** begin **

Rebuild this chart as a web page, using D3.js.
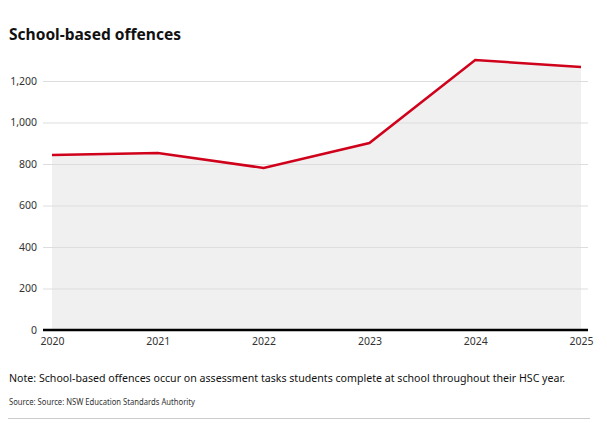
<!DOCTYPE html>
<html>
<head>
<meta charset="utf-8">
<script src="https://cdn.jsdelivr.net/npm/d3@7"></script>
<style>
  body { margin: 0; background: #fff; }
  text { font-family: "Noto Sans", sans-serif; }
</style>
</head>
<body>
<script>
var years = [2020, 2021, 2022, 2023, 2024, 2025];
var offences = [843, 853, 781, 901, 1301, 1267];
var yTicks = [0, 200, 400, 600, 800, 1000, 1200];

var width = 607, height = 423;
var margin = { top: 60, right: 26, bottom: 93, left: 52 };

var svg = d3.select("body").append("svg")
    .attr("width", width)
    .attr("height", height);

var x = d3.scaleLinear()
    .domain([2020, 2025])
    .range([margin.left, width - margin.right]);

var y = d3.scaleLinear()
    .domain([0, 1200])
    .range([height - margin.bottom, 81]);

var data = years.map(function (d, i) { return { year: d, value: offences[i] }; });

// title
svg.append("text")
    .attr("x", 9).attr("y", 40)
    .attr("font-size", 16).attr("font-weight", "bold")
    .attr("fill", "#111")
    .attr("textLength", 172).attr("lengthAdjust", "spacingAndGlyphs")
    .text("School-based offences");

// gridlines + y labels
var yAxis = svg.append("g")
    .attr("transform", "translate(" + 43 + ",0)")
    .call(d3.axisLeft(y).tickValues(yTicks).tickSize(-(width - 19 - 43)).tickPadding(6)
        .tickFormat(d3.format(",")));
yAxis.select(".domain").remove();
yAxis.selectAll(".tick line").attr("stroke", "#ddd");
yAxis.selectAll(".tick text").attr("fill", "#333").attr("font-size", 10.5)
    .style("font-family", "Noto Sans");

// area
svg.append("path")
    .datum(data)
    .attr("fill", "#f0f0f0")
    .attr("d", d3.area().x(function (d) { return x(d.year); })
        .y0(y(0)).y1(function (d) { return y(d.value); }));

yAxis.raise();

// zero baseline
svg.append("line")
    .attr("x1", 43).attr("x2", width - 19)
    .attr("y1", y(0)).attr("y2", y(0))
    .attr("stroke", "#000").attr("stroke-width", 2.5);

// line
svg.append("path")
    .datum(data)
    .attr("fill", "none")
    .attr("stroke", "#d0021b")
    .attr("stroke-width", 2.5)
    .attr("d", d3.line().x(function (d) { return x(d.year); }).y(function (d) { return y(d.value); }));

// x axis
var xAxis = svg.append("g")
    .attr("transform", "translate(0," + (y(0) + 2) + ")")
    .call(d3.axisBottom(x).tickValues(years).tickSize(0).tickPadding(6).tickFormat(d3.format("d")));
xAxis.select(".domain").remove();
xAxis.selectAll(".tick text").attr("fill", "#333").attr("font-size", 10.5)
    .style("font-family", "Noto Sans");

// note and source
svg.append("text")
    .attr("x", 9).attr("y", 382)
    .attr("font-size", 10.5).attr("fill", "#111")
    .attr("textLength", 556).attr("lengthAdjust", "spacingAndGlyphs")
    .text("Note: School-based offences occur on assessment tasks students complete at school throughout their HSC year.");

svg.append("text")
    .attr("x", 9).attr("y", 405)
    .attr("font-size", 9).attr("fill", "#333")
    .attr("textLength", 186).attr("lengthAdjust", "spacingAndGlyphs")
    .text("Source: Source: NSW Education Standards Authority");

svg.append("line")
    .attr("x1", 8).attr("x2", 590)
    .attr("y1", 418.5).attr("y2", 418.5)
    .attr("stroke", "#ccc").attr("stroke-width", 1);
</script>
</body>
</html>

** end **

** What is being asked **
Exclude every picture and copy the remaining data exactly.

** In response **
Rebuild this chart as a web page, using D3.js.
<!DOCTYPE html>
<html>
<head>
<meta charset="utf-8">
<script src="https://cdn.jsdelivr.net/npm/d3@7"></script>
<style>
  body { margin: 0; background: #fff; }
  text { font-family: "Noto Sans", sans-serif; }
</style>
</head>
<body>
<script>
var years = [2020, 2021, 2022, 2023, 2024, 2025];
var offences = [843, 853, 781, 901, 1301, 1267];
var yTicks = [0, 200, 400, 600, 800, 1000, 1200];

var width = 607, height = 423;
var margin = { top: 60, right: 26, bottom: 93, left: 52 };

var svg = d3.select("body").append("svg")
    .attr("width", width)
    .attr("height", height);

var x = d3.scaleLinear()
    .domain([2020, 2025])
    .range([margin.left, width - margin.right]);

var y = d3.scaleLinear()
    .domain([0, 1200])
    .range([height - margin.bottom, 81]);

var data = years.map(function (d, i) { return { year: d, value: offences[i] }; });

// title
svg.append("text")
    .attr("x", 9).attr("y", 40)
    .attr("font-size", 16).attr("font-weight", "bold")
    .attr("fill", "#111")
    .attr("textLength", 172).attr("lengthAdjust", "spacingAndGlyphs")
    .text("School-based offences");

// gridlines + y labels
var yAxis = svg.append("g")
    .attr("transform", "translate(" + 43 + ",0)")
    .call(d3.axisLeft(y).tickValues(yTicks).tickSize(-(width - 19 - 43)).tickPadding(6)
        .tickFormat(d3.format(",")));
yAxis.select(".domain").remove();
yAxis.selectAll(".tick line").attr("stroke", "#ddd");
yAxis.selectAll(".tick text").attr("fill", "#333").attr("font-size", 10.5)
    .style("font-family", "Noto Sans");

// area
svg.append("path")
    .datum(data)
    .attr("fill", "#f0f0f0")
    .attr("d", d3.area().x(function (d) { return x(d.year); })
        .y0(y(0)).y1(function (d) { return y(d.value); }));

yAxis.raise();

// zero baseline
svg.append("line")
    .attr("x1", 43).attr("x2", width - 19)
    .attr("y1", y(0)).attr("y2", y(0))
    .attr("stroke", "#000").attr("stroke-width", 2.5);

// line
svg.append("path")
    .datum(data)
    .attr("fill", "none")
    .attr("stroke", "#d0021b")
    .attr("stroke-width", 2.5)
    .attr("d", d3.line().x(function (d) { return x(d.year); }).y(function (d) { return y(d.value); }));

// x axis
var xAxis = svg.append("g")
    .attr("transform", "translate(0," + (y(0) + 2) + ")")
    .call(d3.axisBottom(x).tickValues(years).tickSize(0).tickPadding(6).tickFormat(d3.format("d")));
xAxis.select(".domain").remove();
xAxis.selectAll(".tick text").attr("fill", "#333").attr("font-size", 10.5)
    .style("font-family", "Noto Sans");

// note and source
svg.append("text")
    .attr("x", 9).attr("y", 382)
    .attr("font-size", 10.5).attr("fill", "#111")
    .attr("textLength", 556).attr("lengthAdjust", "spacingAndGlyphs")
    .text("Note: School-based offences occur on assessment tasks students complete at school throughout their HSC year.");

svg.append("text")
    .attr("x", 9).attr("y", 405)
    .attr("font-size", 9).attr("fill", "#333")
    .attr("textLength", 186).attr("lengthAdjust", "spacingAndGlyphs")
    .text("Source: Source: NSW Education Standards Authority");

svg.append("line")
    .attr("x1", 8).attr("x2", 590)
    .attr("y1", 418.5).attr("y2", 418.5)
    .attr("stroke", "#ccc").attr("stroke-width", 1);
</script>
</body>
</html>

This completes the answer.